Records:
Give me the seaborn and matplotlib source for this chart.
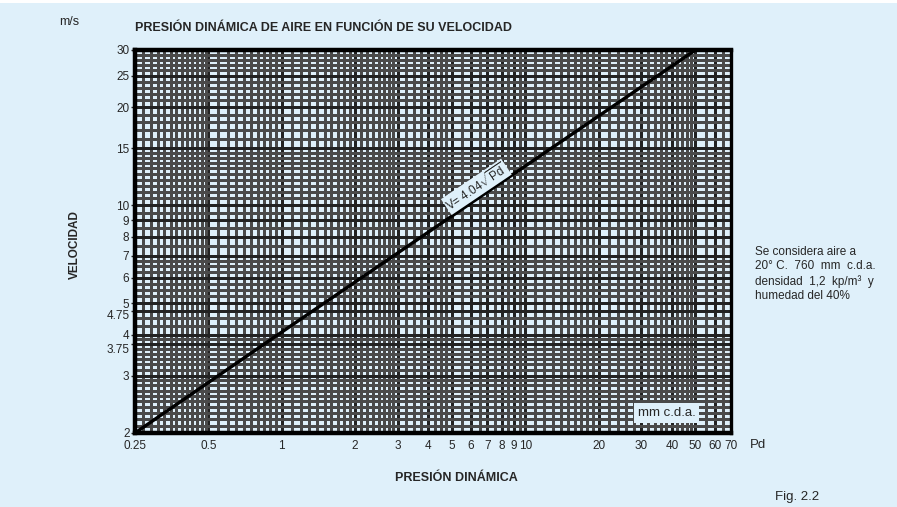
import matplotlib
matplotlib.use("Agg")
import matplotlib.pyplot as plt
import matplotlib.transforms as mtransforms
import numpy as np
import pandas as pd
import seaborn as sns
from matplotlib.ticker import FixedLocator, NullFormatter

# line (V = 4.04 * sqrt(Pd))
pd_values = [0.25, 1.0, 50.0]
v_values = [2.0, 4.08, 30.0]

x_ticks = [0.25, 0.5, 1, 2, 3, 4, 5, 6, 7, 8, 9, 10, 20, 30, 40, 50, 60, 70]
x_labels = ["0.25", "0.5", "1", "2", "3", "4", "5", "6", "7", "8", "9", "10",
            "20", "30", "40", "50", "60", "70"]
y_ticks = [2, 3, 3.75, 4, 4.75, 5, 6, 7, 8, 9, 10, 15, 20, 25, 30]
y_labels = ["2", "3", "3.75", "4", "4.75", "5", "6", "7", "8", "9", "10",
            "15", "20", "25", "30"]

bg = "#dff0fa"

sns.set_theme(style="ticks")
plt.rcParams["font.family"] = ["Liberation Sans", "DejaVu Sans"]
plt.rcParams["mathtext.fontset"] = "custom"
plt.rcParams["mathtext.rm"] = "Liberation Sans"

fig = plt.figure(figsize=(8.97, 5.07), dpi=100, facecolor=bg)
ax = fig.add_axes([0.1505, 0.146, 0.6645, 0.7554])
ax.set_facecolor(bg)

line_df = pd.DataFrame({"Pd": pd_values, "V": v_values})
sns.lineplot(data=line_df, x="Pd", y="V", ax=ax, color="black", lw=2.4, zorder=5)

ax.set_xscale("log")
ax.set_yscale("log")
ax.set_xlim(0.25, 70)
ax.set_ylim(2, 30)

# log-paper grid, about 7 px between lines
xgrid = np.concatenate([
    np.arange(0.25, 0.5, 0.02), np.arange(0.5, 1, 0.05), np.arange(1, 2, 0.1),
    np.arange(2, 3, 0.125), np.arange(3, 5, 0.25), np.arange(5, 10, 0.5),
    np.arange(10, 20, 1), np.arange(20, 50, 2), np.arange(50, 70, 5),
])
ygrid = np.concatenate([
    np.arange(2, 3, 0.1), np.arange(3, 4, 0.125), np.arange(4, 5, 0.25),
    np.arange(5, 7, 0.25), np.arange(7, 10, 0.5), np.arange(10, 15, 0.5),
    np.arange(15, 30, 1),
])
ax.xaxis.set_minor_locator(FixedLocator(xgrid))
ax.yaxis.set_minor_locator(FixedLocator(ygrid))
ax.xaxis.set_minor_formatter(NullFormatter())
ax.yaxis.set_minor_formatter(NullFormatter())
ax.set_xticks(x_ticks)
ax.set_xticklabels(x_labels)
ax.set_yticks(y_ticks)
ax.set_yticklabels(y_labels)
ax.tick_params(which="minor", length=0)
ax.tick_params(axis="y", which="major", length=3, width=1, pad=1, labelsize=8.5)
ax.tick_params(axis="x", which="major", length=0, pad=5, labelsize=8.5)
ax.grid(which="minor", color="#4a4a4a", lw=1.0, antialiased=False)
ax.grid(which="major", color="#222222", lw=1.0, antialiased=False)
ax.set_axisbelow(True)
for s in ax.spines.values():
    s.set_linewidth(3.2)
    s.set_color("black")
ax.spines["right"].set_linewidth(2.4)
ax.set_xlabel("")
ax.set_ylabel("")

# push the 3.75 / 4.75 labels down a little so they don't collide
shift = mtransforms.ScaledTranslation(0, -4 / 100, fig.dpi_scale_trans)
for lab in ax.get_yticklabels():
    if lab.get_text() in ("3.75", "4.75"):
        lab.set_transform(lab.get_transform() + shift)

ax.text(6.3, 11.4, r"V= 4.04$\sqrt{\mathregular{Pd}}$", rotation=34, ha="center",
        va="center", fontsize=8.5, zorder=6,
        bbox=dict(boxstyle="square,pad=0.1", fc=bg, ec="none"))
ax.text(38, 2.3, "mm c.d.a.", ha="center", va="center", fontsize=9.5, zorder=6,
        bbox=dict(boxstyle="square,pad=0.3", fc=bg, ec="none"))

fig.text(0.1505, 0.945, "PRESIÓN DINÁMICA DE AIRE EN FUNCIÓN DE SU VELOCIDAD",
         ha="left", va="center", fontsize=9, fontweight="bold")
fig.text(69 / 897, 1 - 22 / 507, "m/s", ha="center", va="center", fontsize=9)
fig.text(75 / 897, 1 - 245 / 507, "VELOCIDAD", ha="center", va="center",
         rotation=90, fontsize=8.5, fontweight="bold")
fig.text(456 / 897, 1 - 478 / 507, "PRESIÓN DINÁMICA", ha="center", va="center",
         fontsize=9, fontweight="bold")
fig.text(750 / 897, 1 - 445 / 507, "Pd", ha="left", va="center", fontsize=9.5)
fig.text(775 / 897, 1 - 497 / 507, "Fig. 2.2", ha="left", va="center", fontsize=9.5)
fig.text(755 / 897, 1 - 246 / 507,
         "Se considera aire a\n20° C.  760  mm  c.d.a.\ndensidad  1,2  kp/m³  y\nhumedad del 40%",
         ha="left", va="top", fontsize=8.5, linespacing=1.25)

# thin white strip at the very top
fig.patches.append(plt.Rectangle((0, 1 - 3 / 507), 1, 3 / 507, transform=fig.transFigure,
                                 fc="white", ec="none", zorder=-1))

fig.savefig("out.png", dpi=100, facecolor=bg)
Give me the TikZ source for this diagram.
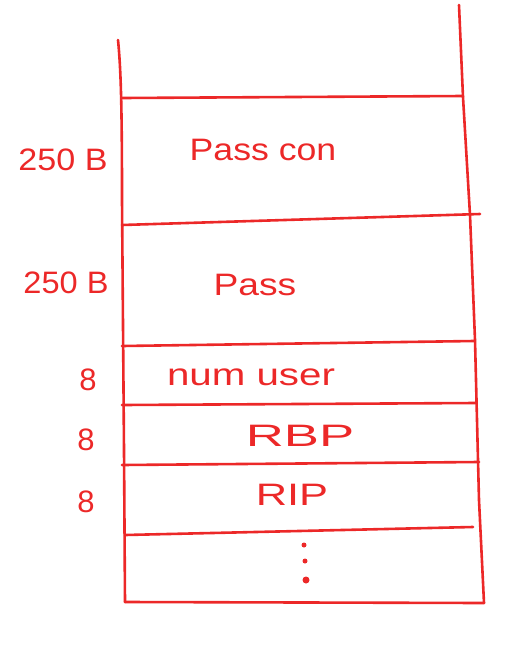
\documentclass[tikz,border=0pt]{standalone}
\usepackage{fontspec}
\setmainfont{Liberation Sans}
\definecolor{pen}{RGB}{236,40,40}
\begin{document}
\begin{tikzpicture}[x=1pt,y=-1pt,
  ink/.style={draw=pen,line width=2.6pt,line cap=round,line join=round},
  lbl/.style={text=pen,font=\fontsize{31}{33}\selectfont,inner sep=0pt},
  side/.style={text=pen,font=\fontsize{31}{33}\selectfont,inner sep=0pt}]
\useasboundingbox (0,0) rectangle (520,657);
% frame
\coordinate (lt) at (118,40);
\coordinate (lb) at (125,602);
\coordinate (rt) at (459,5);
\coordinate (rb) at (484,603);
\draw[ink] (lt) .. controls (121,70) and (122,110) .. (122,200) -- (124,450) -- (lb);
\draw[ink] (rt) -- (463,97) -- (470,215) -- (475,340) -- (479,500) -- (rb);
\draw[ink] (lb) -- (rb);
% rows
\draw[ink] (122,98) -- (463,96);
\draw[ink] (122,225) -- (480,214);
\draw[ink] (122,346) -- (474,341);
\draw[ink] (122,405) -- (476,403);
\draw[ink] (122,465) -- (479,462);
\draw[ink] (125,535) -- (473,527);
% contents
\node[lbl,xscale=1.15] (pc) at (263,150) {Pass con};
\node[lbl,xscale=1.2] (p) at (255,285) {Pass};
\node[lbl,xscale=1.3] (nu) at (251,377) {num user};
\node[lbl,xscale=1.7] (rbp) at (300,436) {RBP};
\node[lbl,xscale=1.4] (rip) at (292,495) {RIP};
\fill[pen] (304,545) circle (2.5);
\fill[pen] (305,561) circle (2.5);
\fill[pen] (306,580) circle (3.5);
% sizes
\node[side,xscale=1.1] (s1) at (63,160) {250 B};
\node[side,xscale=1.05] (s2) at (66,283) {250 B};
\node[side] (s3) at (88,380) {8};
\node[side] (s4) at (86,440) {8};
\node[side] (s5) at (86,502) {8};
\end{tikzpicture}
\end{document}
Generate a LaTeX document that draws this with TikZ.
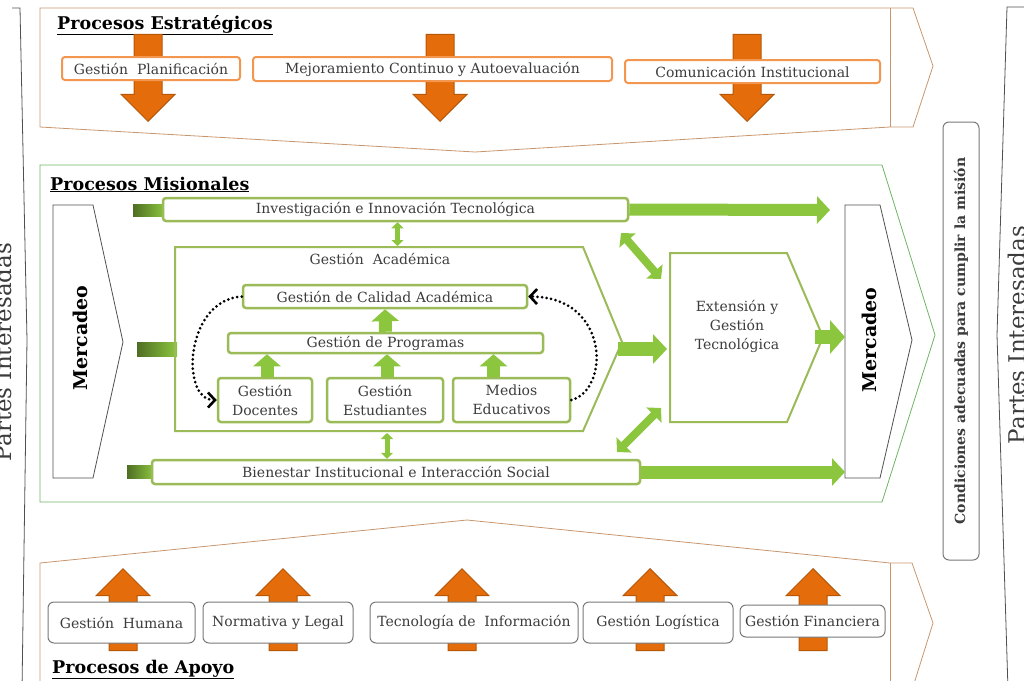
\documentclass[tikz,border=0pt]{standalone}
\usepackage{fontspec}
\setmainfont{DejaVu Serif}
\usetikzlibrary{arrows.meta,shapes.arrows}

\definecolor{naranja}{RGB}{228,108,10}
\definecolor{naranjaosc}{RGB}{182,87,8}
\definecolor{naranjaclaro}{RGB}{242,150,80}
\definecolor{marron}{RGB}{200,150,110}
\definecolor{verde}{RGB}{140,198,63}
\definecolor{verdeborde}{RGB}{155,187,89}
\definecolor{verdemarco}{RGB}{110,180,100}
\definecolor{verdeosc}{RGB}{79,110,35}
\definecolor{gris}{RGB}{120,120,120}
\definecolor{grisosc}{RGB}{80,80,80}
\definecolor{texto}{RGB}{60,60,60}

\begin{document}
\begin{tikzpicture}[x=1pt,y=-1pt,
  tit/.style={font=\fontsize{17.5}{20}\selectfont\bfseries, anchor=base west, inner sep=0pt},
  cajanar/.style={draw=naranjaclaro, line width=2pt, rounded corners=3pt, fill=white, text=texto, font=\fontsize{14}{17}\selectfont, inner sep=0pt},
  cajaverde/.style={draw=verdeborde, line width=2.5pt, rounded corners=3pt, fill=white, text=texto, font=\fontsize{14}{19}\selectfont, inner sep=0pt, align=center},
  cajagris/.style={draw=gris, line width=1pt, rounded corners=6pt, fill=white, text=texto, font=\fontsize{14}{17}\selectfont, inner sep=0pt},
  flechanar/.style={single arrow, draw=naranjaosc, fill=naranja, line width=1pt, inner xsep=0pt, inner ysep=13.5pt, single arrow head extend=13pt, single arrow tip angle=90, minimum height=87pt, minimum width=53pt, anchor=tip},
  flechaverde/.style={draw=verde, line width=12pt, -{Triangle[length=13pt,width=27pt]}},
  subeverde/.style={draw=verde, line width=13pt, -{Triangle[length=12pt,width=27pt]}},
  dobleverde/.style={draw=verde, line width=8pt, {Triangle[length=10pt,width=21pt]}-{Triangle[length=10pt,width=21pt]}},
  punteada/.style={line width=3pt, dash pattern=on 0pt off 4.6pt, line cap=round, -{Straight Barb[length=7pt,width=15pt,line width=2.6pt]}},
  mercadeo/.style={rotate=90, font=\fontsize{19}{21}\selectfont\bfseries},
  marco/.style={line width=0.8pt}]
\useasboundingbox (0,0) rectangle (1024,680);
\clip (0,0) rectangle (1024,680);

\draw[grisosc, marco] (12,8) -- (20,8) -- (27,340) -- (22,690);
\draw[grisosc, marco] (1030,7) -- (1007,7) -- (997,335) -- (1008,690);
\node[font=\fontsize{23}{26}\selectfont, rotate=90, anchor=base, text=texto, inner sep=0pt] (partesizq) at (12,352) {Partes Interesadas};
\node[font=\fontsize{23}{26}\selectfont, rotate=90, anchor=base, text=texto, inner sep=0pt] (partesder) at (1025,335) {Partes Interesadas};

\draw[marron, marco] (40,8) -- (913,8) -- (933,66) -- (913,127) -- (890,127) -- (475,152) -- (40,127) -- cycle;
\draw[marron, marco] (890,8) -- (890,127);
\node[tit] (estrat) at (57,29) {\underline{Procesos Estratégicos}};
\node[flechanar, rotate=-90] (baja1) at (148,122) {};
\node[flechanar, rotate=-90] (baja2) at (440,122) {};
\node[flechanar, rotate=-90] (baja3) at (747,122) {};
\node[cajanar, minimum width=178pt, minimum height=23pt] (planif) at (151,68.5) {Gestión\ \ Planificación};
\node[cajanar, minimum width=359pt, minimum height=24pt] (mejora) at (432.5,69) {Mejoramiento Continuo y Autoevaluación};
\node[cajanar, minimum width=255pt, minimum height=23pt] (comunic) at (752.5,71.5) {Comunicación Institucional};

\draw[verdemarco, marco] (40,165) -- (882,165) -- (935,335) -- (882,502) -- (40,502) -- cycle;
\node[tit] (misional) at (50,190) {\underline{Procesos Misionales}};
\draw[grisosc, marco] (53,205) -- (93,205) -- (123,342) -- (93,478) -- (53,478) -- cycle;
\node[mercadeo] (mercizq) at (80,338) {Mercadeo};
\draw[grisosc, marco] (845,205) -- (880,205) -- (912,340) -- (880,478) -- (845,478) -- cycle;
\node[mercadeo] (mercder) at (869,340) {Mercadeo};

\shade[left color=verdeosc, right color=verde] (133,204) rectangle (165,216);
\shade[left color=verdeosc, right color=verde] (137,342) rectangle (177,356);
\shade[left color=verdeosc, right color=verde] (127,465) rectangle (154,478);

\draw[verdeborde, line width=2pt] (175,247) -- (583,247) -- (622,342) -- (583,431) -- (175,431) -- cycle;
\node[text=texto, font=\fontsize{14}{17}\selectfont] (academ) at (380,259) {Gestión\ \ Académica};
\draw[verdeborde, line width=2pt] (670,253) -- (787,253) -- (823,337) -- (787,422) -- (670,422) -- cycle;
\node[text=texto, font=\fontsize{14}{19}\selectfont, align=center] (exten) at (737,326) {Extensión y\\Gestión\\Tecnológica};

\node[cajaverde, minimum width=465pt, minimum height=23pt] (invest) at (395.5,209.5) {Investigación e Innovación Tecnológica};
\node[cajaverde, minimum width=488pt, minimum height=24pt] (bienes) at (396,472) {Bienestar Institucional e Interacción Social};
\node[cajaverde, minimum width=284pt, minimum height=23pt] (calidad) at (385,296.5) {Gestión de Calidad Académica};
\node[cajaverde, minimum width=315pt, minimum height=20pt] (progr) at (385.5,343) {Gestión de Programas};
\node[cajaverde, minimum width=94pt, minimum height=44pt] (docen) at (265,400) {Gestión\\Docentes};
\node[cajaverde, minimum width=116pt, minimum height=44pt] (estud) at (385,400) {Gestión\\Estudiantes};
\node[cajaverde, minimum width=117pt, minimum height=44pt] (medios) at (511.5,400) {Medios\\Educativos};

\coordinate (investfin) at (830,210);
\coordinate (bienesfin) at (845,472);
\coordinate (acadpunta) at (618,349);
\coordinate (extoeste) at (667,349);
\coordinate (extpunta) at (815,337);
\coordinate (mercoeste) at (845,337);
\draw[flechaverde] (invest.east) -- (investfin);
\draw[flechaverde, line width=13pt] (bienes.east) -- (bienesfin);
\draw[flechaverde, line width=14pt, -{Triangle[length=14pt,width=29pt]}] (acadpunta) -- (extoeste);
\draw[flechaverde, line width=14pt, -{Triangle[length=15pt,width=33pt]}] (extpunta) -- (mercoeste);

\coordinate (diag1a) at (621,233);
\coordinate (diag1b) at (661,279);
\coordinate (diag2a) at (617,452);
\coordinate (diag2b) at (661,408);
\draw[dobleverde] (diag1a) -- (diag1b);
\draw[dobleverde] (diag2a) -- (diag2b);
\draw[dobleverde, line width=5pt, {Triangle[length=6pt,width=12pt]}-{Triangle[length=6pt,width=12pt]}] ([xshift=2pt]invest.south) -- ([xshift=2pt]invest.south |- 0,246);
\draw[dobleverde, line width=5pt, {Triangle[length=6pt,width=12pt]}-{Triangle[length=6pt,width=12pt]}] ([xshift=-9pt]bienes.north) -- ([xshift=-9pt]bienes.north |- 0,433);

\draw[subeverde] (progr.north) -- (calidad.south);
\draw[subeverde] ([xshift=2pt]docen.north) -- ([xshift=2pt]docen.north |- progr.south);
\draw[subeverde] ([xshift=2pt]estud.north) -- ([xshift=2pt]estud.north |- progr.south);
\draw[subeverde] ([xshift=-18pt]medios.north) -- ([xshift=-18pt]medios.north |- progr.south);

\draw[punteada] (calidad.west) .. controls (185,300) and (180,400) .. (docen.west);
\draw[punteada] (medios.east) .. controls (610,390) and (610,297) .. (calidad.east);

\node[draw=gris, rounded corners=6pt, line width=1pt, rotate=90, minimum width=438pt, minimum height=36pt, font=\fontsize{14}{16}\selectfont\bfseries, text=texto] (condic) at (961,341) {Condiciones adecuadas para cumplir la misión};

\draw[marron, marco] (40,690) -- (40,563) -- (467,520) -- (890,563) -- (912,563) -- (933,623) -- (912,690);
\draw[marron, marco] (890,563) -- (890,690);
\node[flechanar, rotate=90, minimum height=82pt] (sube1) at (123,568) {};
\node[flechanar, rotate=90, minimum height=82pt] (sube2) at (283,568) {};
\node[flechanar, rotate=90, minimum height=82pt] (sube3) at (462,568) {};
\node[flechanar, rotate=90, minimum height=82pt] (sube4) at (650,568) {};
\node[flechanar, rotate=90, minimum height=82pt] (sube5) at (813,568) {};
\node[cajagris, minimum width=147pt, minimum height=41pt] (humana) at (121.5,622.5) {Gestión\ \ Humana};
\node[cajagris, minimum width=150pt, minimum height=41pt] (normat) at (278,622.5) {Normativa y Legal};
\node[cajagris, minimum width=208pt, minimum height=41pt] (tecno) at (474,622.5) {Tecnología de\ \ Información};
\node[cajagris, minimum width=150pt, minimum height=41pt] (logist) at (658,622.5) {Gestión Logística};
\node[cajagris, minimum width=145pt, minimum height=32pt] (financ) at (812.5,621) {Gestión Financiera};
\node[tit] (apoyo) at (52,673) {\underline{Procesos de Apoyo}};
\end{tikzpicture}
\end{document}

Exercise prompt:
Starting with the first line of the data above and ending with the line containing "ax.set_ylim(2, 30)", please restate every line exactly, leaving images out.

Task output:
Give me the seaborn and matplotlib source for this chart.
import matplotlib
matplotlib.use("Agg")
import matplotlib.pyplot as plt
import matplotlib.transforms as mtransforms
import numpy as np
import pandas as pd
import seaborn as sns
from matplotlib.ticker import FixedLocator, NullFormatter

# line (V = 4.04 * sqrt(Pd))
pd_values = [0.25, 1.0, 50.0]
v_values = [2.0, 4.08, 30.0]

x_ticks = [0.25, 0.5, 1, 2, 3, 4, 5, 6, 7, 8, 9, 10, 20, 30, 40, 50, 60, 70]
x_labels = ["0.25", "0.5", "1", "2", "3", "4", "5", "6", "7", "8", "9", "10",
            "20", "30", "40", "50", "60", "70"]
y_ticks = [2, 3, 3.75, 4, 4.75, 5, 6, 7, 8, 9, 10, 15, 20, 25, 30]
y_labels = ["2", "3", "3.75", "4", "4.75", "5", "6", "7", "8", "9", "10",
            "15", "20", "25", "30"]

bg = "#dff0fa"

sns.set_theme(style="ticks")
plt.rcParams["font.family"] = ["Liberation Sans", "DejaVu Sans"]
plt.rcParams["mathtext.fontset"] = "custom"
plt.rcParams["mathtext.rm"] = "Liberation Sans"

fig = plt.figure(figsize=(8.97, 5.07), dpi=100, facecolor=bg)
ax = fig.add_axes([0.1505, 0.146, 0.6645, 0.7554])
ax.set_facecolor(bg)

line_df = pd.DataFrame({"Pd": pd_values, "V": v_values})
sns.lineplot(data=line_df, x="Pd", y="V", ax=ax, color="black", lw=2.4, zorder=5)

ax.set_xscale("log")
ax.set_yscale("log")
ax.set_xlim(0.25, 70)
ax.set_ylim(2, 30)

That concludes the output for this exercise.